PENDAHULUAN
Destructiveness is the outcome of unlived life - Erich Fromm
Krisis ekonomi global yang terjadi dalam dua dekade terakhir telah meninggalkan jejak panjang terhadap kehidupan sosial masyarakat di berbagai belahan dunia. Ketimpangan distribusi kekayaan, pengangguran struktural, dan keterasingan sosial menjadi fenomena yang semakin mengakar, terutama di wilayah urban padat yang mengalami tekanan demografis dan ekonomi secara bersamaan. Dalam situasi seperti ini, kondisi manusia tidak hanya diuji dari sisi ketahanan ekonomi, tetapi juga dari segi eksistensialnya: sejauh mana manusia masih mampu bertindak, berbicara, dan menjalin kehidupan publik yang bermakna di tengah runtuhnya tatanan sosial. Pemikiran Hannah Arendt, dalam The Human Condition menekankan bahwa tindakan manusia (action) dalam ruang publik merupakan inti dari kemanusiaan itu sendiri, namun ruang tersebut kian menyempit dalam masyarakat modern yang terobsesi pada kerja dan konsumsi semata.

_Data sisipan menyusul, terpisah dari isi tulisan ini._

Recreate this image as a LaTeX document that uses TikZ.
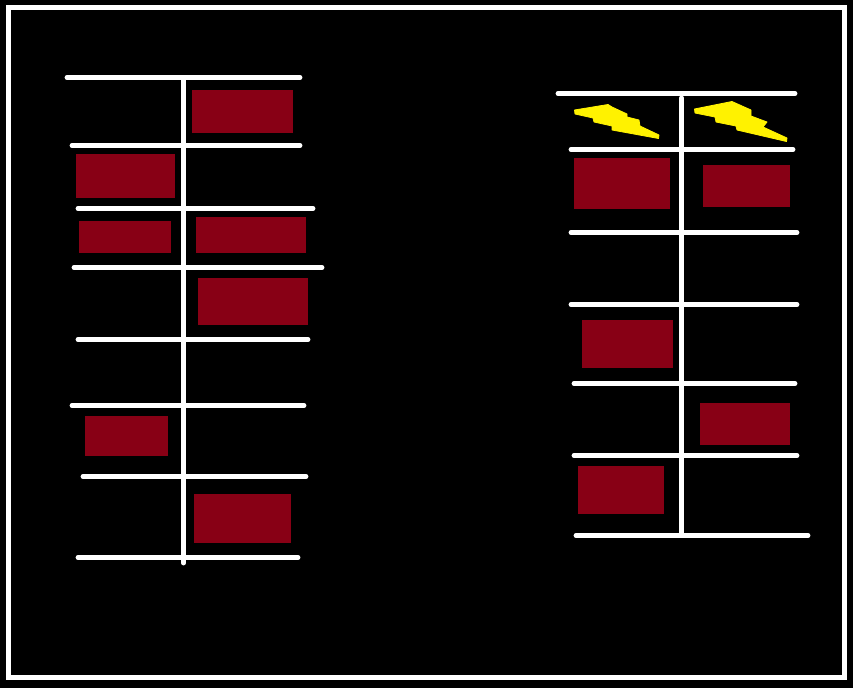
\documentclass[tikz,border=0pt]{standalone}
\definecolor{brick}{RGB}{136,0,21}
\definecolor{bolt}{RGB}{255,242,0}
\tikzset{
  wire/.style={draw=white,line width=4.8pt,line cap=round},
  frameline/.style={draw=white,line width=5pt,line join=miter},
  block/.style={fill=brick,draw=none},
  flash/.style={fill=bolt,draw=bolt,line width=0.8pt,line join=round}
}
\begin{document}
\begin{tikzpicture}[x=1pt,y=-1pt]
\useasboundingbox (0,0) rectangle (853,688);
\fill[black] (0,0) rectangle (853,688);
\draw[frameline] (8.5,7.5) rectangle (844.5,677.5);
% left ladder blocks
\path[block] (192,90) rectangle (293,133);
\path[block] (76,154) rectangle (175,198);
\path[block] (79,221) rectangle (171,253);
\path[block] (196,217) rectangle (306,253);
\path[block] (198,278) rectangle (308,325);
\path[block] (85,416) rectangle (168,456);
\path[block] (194,494) rectangle (291,543);
% right ladder blocks
\path[block] (574,158) rectangle (670,209);
\path[block] (703,165) rectangle (790,207);
\path[block] (582,320) rectangle (673,368);
\path[block] (700,403) rectangle (790,445);
\path[block] (578,466) rectangle (664,514);
% left ladder lines
\draw[wire] (183.5,78) -- (183.5,563);
\draw[wire] (67,77.5) -- (300,77.5);
\draw[wire] (72,145.5) -- (300,145.5);
\draw[wire] (78,208.5) -- (313,208.5);
\draw[wire] (74,267.5) -- (322,267.5);
\draw[wire] (78,339.5) -- (308,339.5);
\draw[wire] (72,405.5) -- (304,405.5);
\draw[wire] (83,476.5) -- (306,476.5);
\draw[wire] (78,557.5) -- (298,557.5);
% right ladder lines
\draw[wire] (681.5,98) -- (681.5,533);
\draw[wire] (558,93.5) -- (795,93.5);
\draw[wire] (571,149.5) -- (793,149.5);
\draw[wire] (571,232.5) -- (797,232.5);
\draw[wire] (571,304.5) -- (797,304.5);
\draw[wire] (574,383.5) -- (795,383.5);
\draw[wire] (574,455.5) -- (797,455.5);
\draw[wire] (576,535.5) -- (808,535.5);
% lightning bolts
\path[flash] (574.5,110) -- (608,104.5) -- (612,107) -- (627,114) -- (627,117) -- (639,120) -- (640,126) -- (659,135) -- (658.5,138.5) -- (612,130) -- (612,126) -- (594,122) -- (593,118) -- (575,114) -- cycle;
\path[flash] (694.5,109) -- (732,101.5) -- (751,110) -- (751,116) -- (767,122) -- (763,127) -- (787,138) -- (786.5,141.5) -- (737,130) -- (736,126) -- (716,122) -- (715,117) -- (695,113) -- cycle;
\end{tikzpicture}
\end{document}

Bersamaan dengan itu, riset Sherman, Gartin, dan Buerger, menunjukkan bagaimana kejahatan tidak tersebar merata, tetapi terkonsentrasi di lokasi-lokasi tertentu yang disebut Hot Spots, suatu indikasi bahwa ruang-ruang tertentu mengalami kerusakan sosial secara sistemik. Di sisi lain, Wolfgang dan Ferracuti, menjelaskan bahwa kekerasan bukan semata perilaku menyimpang individual, melainkan dapat tumbuh sebagai norma dalam kelompok sosial yang termarjinalisasi dan hidup dalam tekanan struktural melalui Subculture of Violence Theory. Dalam kerangka inilah artikel ini berusaha menghubungkan ketiga teori tersebut untuk memahami kekerasan dalam ruang publik sebagai manifestasi dari gagalnya pemenuhan kondisi manusia secara utuh dalam tatanan sosial-ekonomi yang timpang.

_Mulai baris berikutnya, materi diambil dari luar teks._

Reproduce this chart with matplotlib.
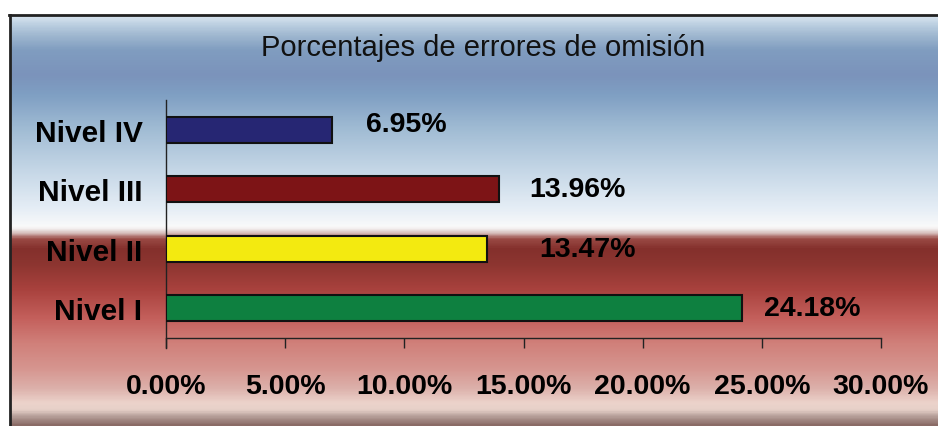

RUANG PUBLIK: DARI TINDAKAN BEBAS KE TITIK KEKERASAN
Ruang publik adalah salah satu fondasi penting dalam kehidupan masyarakat modern karena menyediakan tempat bagi terbentuknya interaksi sosial, kohesi komunitas, dan partisipasi warga negara. Konsep ini tidak hanya bersifat fisik, tetapi juga normatif dan simbolik: di dalamnya terdapat nilai-nilai keterbukaan, kesetaraan, dan dialog antarwarga. Menurut Jrgen Habermas, ruang publik modern lahir dari rasionalitas komunikatif, di mana masyarakat sipil membentuk opini melalui diskusi bebas yang tidak didominasi oleh kekuasaan negara atau pasar. Namun, perkembangan kapitalisme lanjut dan dominasi logika neoliberal telah secara drastis mengubah wajah ruang publik menjadi ruang yang terfragmentasi, terkomodifikasi, dan tidak inklusif bagi kelas-kelas sosial marjinal.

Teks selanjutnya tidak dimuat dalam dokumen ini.